Each video features Ms Bennett asking incendiary, often unanswerable questions to young college students while seemingly attempting to steer her subjects into debates about gun control, abortion and transgender issues.

“What do you think about putting urinals in the women’s restroom for women who have penises?” She asked confused students in one video, without offering any evidence such a proposal was even being planned. “And what about tampons and pads in the men’s restroom for men who have periods?”

The videos are designed to make it seem like college students in America have no morals. In fact, the title to one of Ms Bennett’s YouTube videos quite literally reads: “College students have no morals.”

When a subject becomes agitated by Ms Bennett’s line of questioning, she further eggs them on by continuing to ask pointed questions while sprinkling in unfounded claims. The videos are often shared widely across social media, with many younger users mocking her hard-line stance on a variety of issues.

With each video, Ms Bennett seems to further aggravate her critics, while adding fodder to right-wing narratives about college campuses serving as “safe spaces” for liberals.

This method of garnering publicity has occasionally led to real-life confrontation as Ms Bennett appears on college campuses to record her videos.

On Monday, the right-wing provocateur showed up at Ohio University unannounced, where she was met with scores of crowds heckling her and telling her to leave their campus.

The students shouted “Go away”, “Don’t come back” and “Nobody likes you” towards Ms Bennett, who at one point was picked up by her security guard in order to avoid the massive crowds shouting at her.

She later said the demonstrators were part of a riot, a claim that was quickly denied by Ohio University police, which said in a statement: “Contrary to allegations circulating on social media, the incident did not rise to the level of a riot.

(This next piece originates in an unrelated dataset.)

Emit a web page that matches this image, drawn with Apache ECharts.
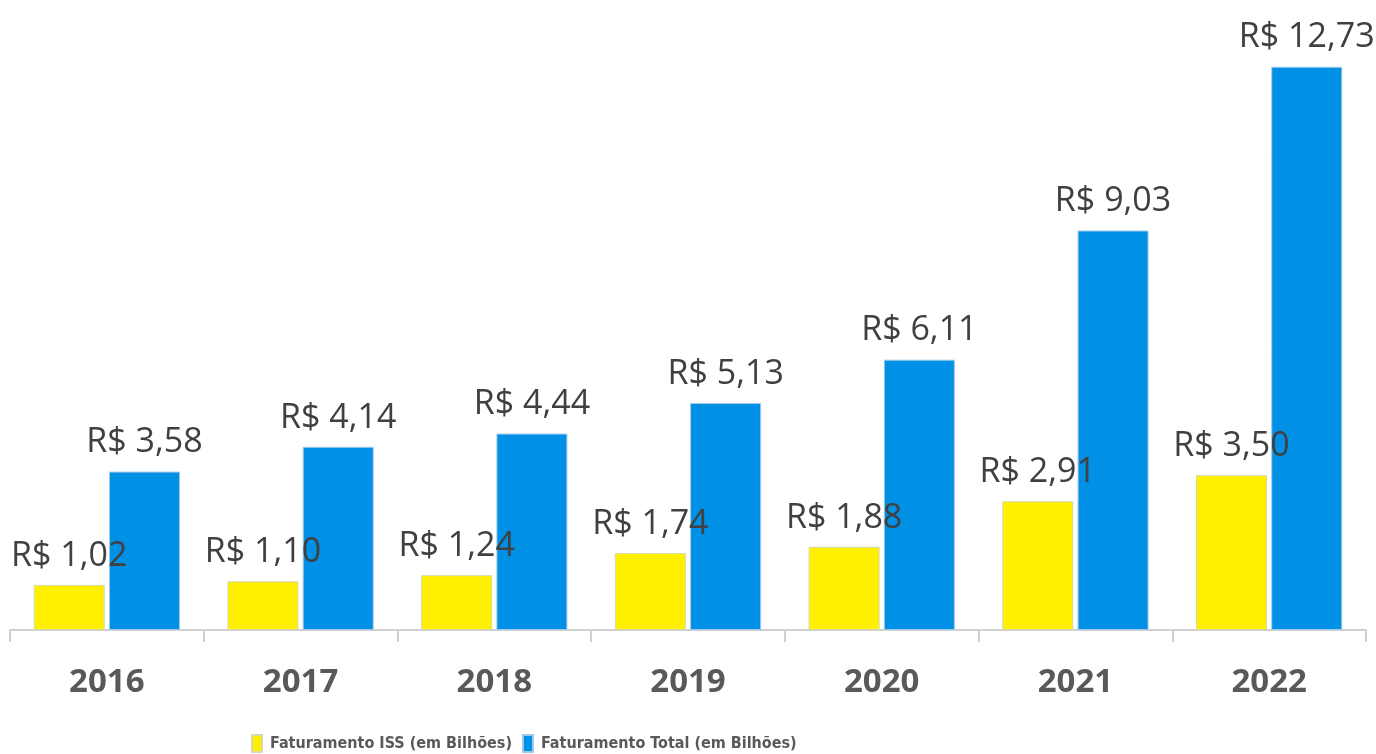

There was strong language, and allegations that some unknown person in the crowd splashed water, but there were no reported injuries or violence, and no one was arrested during the event.”

Still, Ms Bennett posted a video of the students screaming at her posse as they arrived on campus, writing: “This is what happens when a Trump supporter goes to a college campus.”

She also called on Donald Trump to “strip funding from universities like this that harbour terrorists”.

Critics of Ms Bennett have pointed to other examples of prominent right-wing figures using similar methods to bait audiences and stir backlash.

Political strategist Caleb Hull suggested an apparent strategy behind the incident — and Ms Bennett’s supposed lack of planning — in a tweet after she was escorted away from the Ohio University campus.

“There's a reason Kaitlin Bennett showed up at a university without telling police when she knew it was going to cause a giant scene,” he wrote. She wanted something to happen. It's how all these grifters survive on attention.”

He then referenced several other social media personalities among right-wing circles, adding: “Laura Loomer, Kaitlin Bennett, Jacob Wohl — they're all the same.”

Eugene Gu, a prominent doctor on social media who successfully sued Mr Trump, also said Ms Bennett “feeds of mob bullying the same way Donald Trump feeds on the mainstream media”.

“They all secretly love each other but pretend to hate each other for clout. It’s as fake as an episode of Keeping Up with the Kardashians,” he wrote, adding: “The best thing to do is to change the channel.”

For some folks, the tactics appear to work — or at least feed into their own narratives about liberals and the Democratic Party.

Jack Posobiec, an alt-right political activist, defended Ms Bennett after the Ohio demonstrations, writing on Twitter: “Twitter Safety doesn't give one lick about users who harass conservative women.”

He added: “No one in the Kaitlin Bennett hate cult today will be suspended or locked out today, no matter how sick and violent their posts are.”